[Rows from a dataset of charts and code]
--- start ---

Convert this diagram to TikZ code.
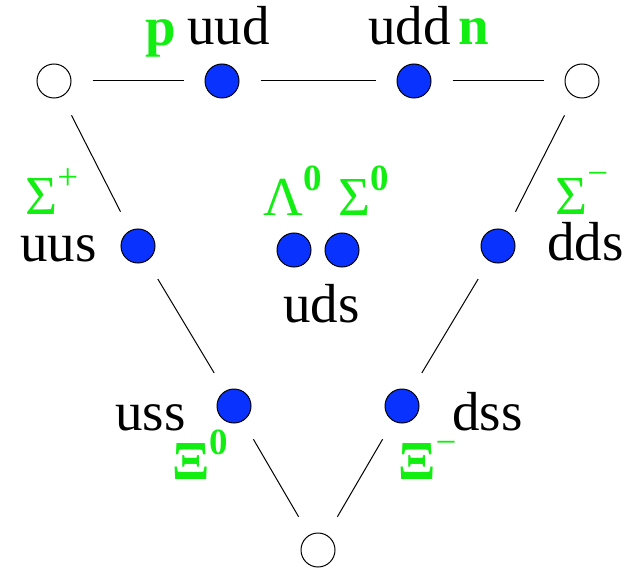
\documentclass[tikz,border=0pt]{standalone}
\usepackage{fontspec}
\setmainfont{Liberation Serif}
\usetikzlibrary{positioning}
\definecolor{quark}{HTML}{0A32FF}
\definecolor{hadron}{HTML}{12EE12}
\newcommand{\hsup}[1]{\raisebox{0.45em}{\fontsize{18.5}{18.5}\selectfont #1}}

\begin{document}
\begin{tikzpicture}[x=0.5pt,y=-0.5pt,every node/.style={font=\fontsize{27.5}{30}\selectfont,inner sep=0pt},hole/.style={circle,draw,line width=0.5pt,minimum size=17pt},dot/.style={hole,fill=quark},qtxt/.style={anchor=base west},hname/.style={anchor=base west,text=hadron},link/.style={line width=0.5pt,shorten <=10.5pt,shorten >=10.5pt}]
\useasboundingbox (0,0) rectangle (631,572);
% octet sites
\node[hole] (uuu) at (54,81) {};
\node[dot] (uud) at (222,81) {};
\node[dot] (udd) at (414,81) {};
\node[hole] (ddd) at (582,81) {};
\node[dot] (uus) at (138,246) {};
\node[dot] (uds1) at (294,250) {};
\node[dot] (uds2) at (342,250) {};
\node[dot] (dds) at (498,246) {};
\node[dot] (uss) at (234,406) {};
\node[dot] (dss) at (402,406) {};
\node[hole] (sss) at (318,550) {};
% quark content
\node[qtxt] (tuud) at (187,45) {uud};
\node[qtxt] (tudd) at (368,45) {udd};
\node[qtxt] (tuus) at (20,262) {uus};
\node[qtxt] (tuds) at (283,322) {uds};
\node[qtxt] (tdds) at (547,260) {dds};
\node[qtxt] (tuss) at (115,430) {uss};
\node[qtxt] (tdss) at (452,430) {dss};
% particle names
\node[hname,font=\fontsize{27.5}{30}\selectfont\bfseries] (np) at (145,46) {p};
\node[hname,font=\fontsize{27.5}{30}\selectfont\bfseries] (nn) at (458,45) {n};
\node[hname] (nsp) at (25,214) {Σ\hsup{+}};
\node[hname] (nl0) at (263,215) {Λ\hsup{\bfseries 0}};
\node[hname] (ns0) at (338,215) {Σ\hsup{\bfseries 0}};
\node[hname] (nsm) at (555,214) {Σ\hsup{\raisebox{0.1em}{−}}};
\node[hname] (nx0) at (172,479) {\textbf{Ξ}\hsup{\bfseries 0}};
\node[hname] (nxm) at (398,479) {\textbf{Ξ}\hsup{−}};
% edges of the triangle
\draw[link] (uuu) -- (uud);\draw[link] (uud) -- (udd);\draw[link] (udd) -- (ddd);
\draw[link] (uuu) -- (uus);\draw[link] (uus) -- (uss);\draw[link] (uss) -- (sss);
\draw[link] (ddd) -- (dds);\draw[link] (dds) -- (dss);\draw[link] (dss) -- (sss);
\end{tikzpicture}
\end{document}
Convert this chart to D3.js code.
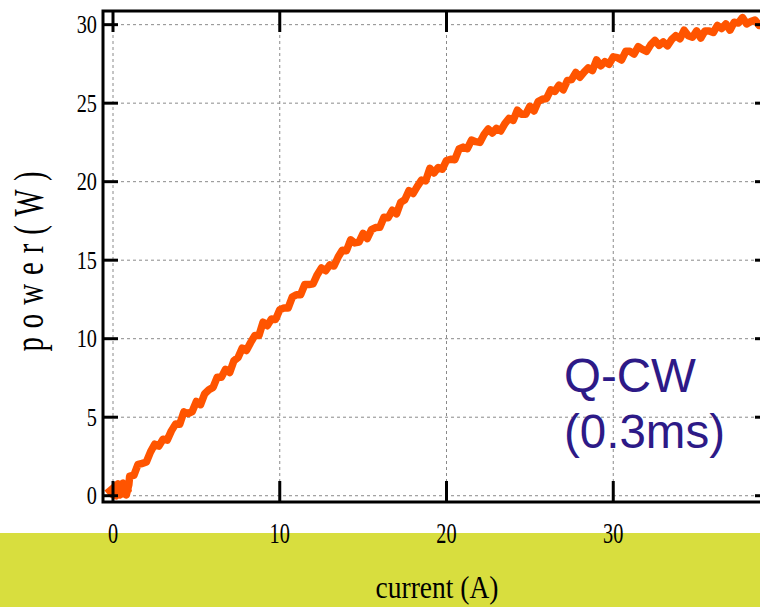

--- end ---

• **Exercise brief**: Check each line of the entries for the string "Convert". Copy the lines that have it.

• **Right answer**:
Convert this diagram to TikZ code.
Convert this chart to D3.js code.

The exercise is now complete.